Wired’s story about spending a week recording household chores for money reads like a small experiment in the gig economy, but it points at one of robotics’ hardest gaps. Humanoid robots can look convincing on stage, in a promotional clip or inside a structured factory corridor. A home is a different class of problem: dishes move around, laundry folds badly, drawers stick, tables are cluttered and every kitchen has its own local logic.
That is why footage of cooking, laundry and tidying has value. It is not glamorous, but it is operationally dense. A single ordinary action, such as pulling a shirt from a basket or wiping a counter, contains many signals: hand position, pressure, sequencing, error correction, adaptation and room context. A language model can describe the chore. A robot has to perform it in the physical world.
This is where a new market appears: human behavior as input material for robots. Open robot-learning projects such as Hugging Face LeRobot already show why demonstrations, datasets and reproducible experiments matter for progress in object manipulation.
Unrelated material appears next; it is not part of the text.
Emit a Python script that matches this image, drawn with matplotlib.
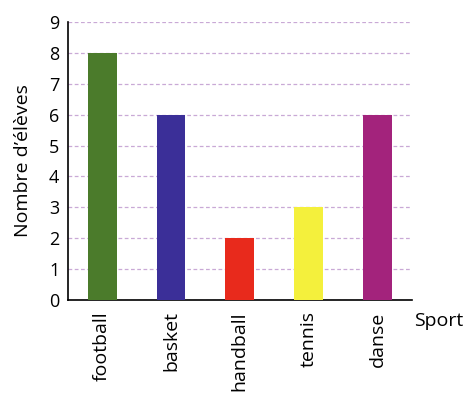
import matplotlib
matplotlib.use("Agg")
import matplotlib.pyplot as plt

sports = ["football", "basket", "handball", "tennis", "danse"]
counts = [8, 6, 2, 3, 6]
colors = ["#4b7b2b", "#3b2f98", "#e82a1c", "#f4f03c", "#a3237c"]

plt.rcParams['font.family'] = ['Open Sans', 'DejaVu Sans']
fig = plt.figure(figsize=(4.74, 4.04), dpi=100)
ax = fig.add_axes([0.143, 0.257, 0.726, 0.689])
x = range(len(sports))
ax.bar(x, counts, width=0.42, color=colors, zorder=3)
ax.set_xlim(-0.5, 4.5)
ax.set_ylim(0, 9)
ax.set_yticks(range(10))
ax.yaxis.grid(True, linestyle=(0, (3, 2)), color="#c9a9d6", linewidth=0.9, zorder=0)
ax.set_xticks(list(x))
ax.set_xticklabels(sports, rotation=90, fontsize=14)
ax.tick_params(axis="y", labelsize=13, length=0, pad=6)
ax.tick_params(axis="x", length=0, pad=8)
for s in ["top", "right"]:
    ax.spines[s].set_visible(False)
ax.spines["left"].set_linewidth(1.2)
ax.spines["bottom"].set_linewidth(1.2)
ax.set_ylabel("Nombre d’élèves", fontsize=14, labelpad=12)
fig.text(0.925, 0.205, "Sport", fontsize=14, ha="center", va="center")
fig.savefig("out.png", dpi=100)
Commercial humanoid programs, from Tesla AI/Optimus to companies such as Figure AI, add pressure for data that is not just a clean laboratory setup.
Wired’s experiment shows how everyday work in kitchens, laundry rooms and living spaces is being turned into data for systems that still need to learn the home.
The value sits in small motions a robot cannot learn from text.📷 AI-generated image / TECH&SPACE
Wired’s piece matters because it does not make home robotics look finished. The source signal is right to keep the story grounded: there is no new breakthrough here, no decisive benchmark and no hard evidence that a humanoid will reliably cook dinner tomorrow. The value is the trend. If robotics wants to leave demo spaces, it has to ingest a large amount of boring, messy and private human action.
That creates an uncomfortable question: who is the tool in this transaction? The person recording chores gets paid, but gives away more than motion. They provide the layout of a home, the rhythm of a day, habits, clutter, kitchen objects, perhaps voices and family traces. Even when data is formally anonymized, the home is not a neutral scene. It is a behavioral map.
For TECH&SPACE, the sharpest layer is not whether the first home humanoid will be charming or expensive, but how its working instinct will be built. Generative AI has already shown that data is not only technical fuel; it is also a legal, political and cultural issue. In robotics, the stakes are harder because the model does not stop at predicting words. It learns how to touch things, open doors, cross thresholds and enter the most intimate infrastructure of daily life.
That is why this is a robotics story, not only an AI ethics note. It shows that the contest for home robots will be fought in sinks, laundry baskets and recordings of dull tasks. Before the robot becomes a domestic worker, the human becomes its demonstrator.